Dans cette section de l’article, Diderot s’attaque aux bases philosophiques et théologiques de l’intolérance. Il cite des auteurs chrétiens comme Origène et Minutius-Félix pour rappeler que la religion doit être une question de conviction personnelle, non une contrainte sociale ou politique. Selon Diderot, « la religion se persuade et ne se commande pas ». Le véritable respect des croyances consiste à permettre à chacun de choisir librement son culte, sans crainte d’être persécuté. Il dénonce le persécuteur, qui, loin de rendre hommage à Dieu, ternit la religion et l’humanisme. Cette position s’inscrit dans la pensée des Lumières, qui rejette les dogmes autoritaires et défend la liberté individuelle face à toute forme d’oppression, qu’elle soit politique ou religieuse.

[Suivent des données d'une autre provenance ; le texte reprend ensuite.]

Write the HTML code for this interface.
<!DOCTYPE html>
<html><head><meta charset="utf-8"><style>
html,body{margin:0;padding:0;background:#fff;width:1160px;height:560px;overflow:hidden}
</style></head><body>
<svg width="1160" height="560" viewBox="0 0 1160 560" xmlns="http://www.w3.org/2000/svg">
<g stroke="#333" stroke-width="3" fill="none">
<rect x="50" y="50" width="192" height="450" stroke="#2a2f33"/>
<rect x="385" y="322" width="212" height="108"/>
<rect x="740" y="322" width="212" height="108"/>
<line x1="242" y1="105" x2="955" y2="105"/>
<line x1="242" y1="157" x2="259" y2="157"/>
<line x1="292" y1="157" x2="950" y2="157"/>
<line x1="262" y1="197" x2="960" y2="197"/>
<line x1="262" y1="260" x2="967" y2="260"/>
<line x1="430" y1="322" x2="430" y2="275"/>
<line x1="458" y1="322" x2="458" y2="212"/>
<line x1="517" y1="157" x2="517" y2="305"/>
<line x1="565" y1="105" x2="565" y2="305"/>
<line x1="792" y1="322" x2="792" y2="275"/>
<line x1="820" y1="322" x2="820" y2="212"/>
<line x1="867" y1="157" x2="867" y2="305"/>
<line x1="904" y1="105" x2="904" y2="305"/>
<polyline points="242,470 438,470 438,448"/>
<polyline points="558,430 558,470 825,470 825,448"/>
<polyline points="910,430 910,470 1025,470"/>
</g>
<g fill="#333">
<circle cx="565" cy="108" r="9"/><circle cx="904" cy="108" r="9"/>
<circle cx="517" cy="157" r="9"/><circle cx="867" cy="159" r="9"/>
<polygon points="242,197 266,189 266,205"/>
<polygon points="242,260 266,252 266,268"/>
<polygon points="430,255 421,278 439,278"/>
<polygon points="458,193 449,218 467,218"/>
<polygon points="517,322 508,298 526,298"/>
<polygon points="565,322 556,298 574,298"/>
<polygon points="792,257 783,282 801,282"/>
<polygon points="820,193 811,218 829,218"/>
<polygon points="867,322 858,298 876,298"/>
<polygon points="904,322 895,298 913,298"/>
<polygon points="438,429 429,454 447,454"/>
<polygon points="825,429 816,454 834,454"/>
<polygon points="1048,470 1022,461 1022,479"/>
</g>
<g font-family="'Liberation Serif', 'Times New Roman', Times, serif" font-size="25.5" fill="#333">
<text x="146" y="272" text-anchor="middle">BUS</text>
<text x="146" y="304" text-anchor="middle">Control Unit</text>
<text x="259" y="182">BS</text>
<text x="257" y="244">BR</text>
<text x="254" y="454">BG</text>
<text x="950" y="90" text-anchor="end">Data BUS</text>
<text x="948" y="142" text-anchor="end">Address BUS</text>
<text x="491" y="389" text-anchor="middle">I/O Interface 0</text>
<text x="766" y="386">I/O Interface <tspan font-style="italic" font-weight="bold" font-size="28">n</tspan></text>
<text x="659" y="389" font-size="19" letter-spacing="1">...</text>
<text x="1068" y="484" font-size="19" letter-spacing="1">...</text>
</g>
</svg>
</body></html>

Diderot va plus loin en s’interrogeant sur les fondements de l’intolérance. Il se demande si les maximes de l’intolérance sont issues de l'ignorance ou de l'imposture. Cette réflexion sur l’origine de l’intolérance suggère que, pour Diderot, ce sont les abus de pouvoir et les intérêts personnels qui nourrissent la haine et la persécution, plutôt que la recherche sincère de la vérité ou de la justice.

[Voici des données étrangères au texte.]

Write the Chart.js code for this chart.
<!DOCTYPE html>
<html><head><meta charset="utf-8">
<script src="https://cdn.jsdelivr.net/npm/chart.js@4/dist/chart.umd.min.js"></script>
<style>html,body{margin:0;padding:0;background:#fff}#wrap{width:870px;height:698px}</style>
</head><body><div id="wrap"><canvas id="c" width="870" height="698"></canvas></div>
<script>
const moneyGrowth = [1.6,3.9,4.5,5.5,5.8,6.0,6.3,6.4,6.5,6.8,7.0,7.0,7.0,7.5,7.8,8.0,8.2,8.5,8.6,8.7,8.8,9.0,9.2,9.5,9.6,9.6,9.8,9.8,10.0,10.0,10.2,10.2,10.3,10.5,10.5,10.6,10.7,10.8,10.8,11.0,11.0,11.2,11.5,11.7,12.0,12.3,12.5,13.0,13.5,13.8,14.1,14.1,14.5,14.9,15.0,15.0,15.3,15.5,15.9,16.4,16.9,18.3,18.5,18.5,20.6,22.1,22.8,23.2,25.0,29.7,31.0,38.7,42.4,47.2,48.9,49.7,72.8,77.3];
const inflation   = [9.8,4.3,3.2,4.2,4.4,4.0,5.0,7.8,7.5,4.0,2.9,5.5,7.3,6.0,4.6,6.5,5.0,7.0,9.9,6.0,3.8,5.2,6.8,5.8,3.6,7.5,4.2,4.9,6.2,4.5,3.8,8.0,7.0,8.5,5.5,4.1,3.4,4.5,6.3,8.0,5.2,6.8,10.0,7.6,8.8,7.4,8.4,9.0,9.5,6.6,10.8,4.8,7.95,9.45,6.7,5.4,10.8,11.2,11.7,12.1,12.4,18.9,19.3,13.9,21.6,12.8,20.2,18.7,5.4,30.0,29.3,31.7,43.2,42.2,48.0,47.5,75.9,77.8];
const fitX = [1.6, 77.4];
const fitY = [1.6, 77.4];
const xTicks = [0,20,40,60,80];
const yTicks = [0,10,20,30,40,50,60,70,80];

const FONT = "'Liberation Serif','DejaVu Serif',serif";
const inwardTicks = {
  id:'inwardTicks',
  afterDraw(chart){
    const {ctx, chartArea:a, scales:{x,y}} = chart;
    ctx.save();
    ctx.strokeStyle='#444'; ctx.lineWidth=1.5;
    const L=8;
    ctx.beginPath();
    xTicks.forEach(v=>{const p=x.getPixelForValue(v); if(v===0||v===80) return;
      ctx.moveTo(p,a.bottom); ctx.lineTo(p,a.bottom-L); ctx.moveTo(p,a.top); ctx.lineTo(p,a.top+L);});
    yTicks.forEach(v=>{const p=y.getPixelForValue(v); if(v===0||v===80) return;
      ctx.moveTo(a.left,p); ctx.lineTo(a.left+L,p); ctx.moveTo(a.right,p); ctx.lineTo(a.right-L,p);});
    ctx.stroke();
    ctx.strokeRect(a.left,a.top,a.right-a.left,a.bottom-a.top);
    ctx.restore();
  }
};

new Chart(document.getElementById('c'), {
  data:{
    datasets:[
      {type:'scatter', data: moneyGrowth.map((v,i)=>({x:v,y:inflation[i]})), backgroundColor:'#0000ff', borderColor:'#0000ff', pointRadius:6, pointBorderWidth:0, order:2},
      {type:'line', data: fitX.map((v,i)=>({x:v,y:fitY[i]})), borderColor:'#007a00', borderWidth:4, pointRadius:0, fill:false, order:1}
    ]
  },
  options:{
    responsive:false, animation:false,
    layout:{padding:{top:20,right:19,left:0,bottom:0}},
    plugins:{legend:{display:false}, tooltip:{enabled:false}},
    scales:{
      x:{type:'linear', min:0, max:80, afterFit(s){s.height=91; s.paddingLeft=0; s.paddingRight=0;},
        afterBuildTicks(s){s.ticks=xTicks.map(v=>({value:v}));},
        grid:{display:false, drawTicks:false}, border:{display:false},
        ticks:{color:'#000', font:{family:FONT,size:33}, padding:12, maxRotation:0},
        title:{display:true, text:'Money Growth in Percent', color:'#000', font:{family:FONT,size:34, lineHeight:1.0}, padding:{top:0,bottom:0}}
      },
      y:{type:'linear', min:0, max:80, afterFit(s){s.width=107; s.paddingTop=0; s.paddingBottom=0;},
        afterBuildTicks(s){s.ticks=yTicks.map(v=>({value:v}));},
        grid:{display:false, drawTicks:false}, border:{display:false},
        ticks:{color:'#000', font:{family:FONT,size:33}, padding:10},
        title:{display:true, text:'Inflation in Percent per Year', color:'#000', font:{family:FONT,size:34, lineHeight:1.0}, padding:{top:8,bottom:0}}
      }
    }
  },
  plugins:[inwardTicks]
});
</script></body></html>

Dans les dernières lignes de l'article, Diderot souligne l’inanité de la violence au nom de la religion, en recourant à une réflexion sur la réciprocité des croyances et des haines. Il défie l’intolérant en lui montrant que, s’il se permet de haïr ceux qui ne partagent pas ses idées, il ne pourra en aucune manière imposer sa vision sans provoquer une haine réciproque. Diderot formule cette idée sous forme de paradoxe : « Si vos opinions vous autorisent à me haïr, pourquoi mes opinions ne m’autoriseront-elles pas à vous haïr aussi ? » La logique de l’intolérance, selon lui, engendre une spirale de haine et de violence qui ne peut mener qu’à la destruction. En revanche, la tolérance, fondée sur la reconnaissance de la liberté d’autrui et le respect des différences, permet de maintenir la paix et l’harmonie sociale. Cette vision de la tolérance comme condition de la paix est un appel à la réflexion éthique et sociale, où la coexistence pacifique est le véritable objectif.
Conclusion :
L'article de Diderot sur l’intolérance, tout en étant une critique de l’intolérance religieuse, est également une réflexion plus large sur les rapports entre la religion, la liberté individuelle et la raison. Diderot s'oppose fermement à l’usage de la violence et de la contrainte pour diffuser des idées religieuses, défendant une conception de la religion qui repose sur la persuasion, la réflexion et la liberté de conscience. À travers cet article, il plaide pour un monde où les individus peuvent vivre selon leurs convictions sans craindre la persécution, un monde où la tolérance devient une valeur fondamentale de la société. Dans ce combat pour la liberté de pensée et la paix sociale, Diderot incarne l’esprit des Lumières, qui rejette l’intolérance et propose une vision humaniste du rapport entre les hommes et leurs croyances.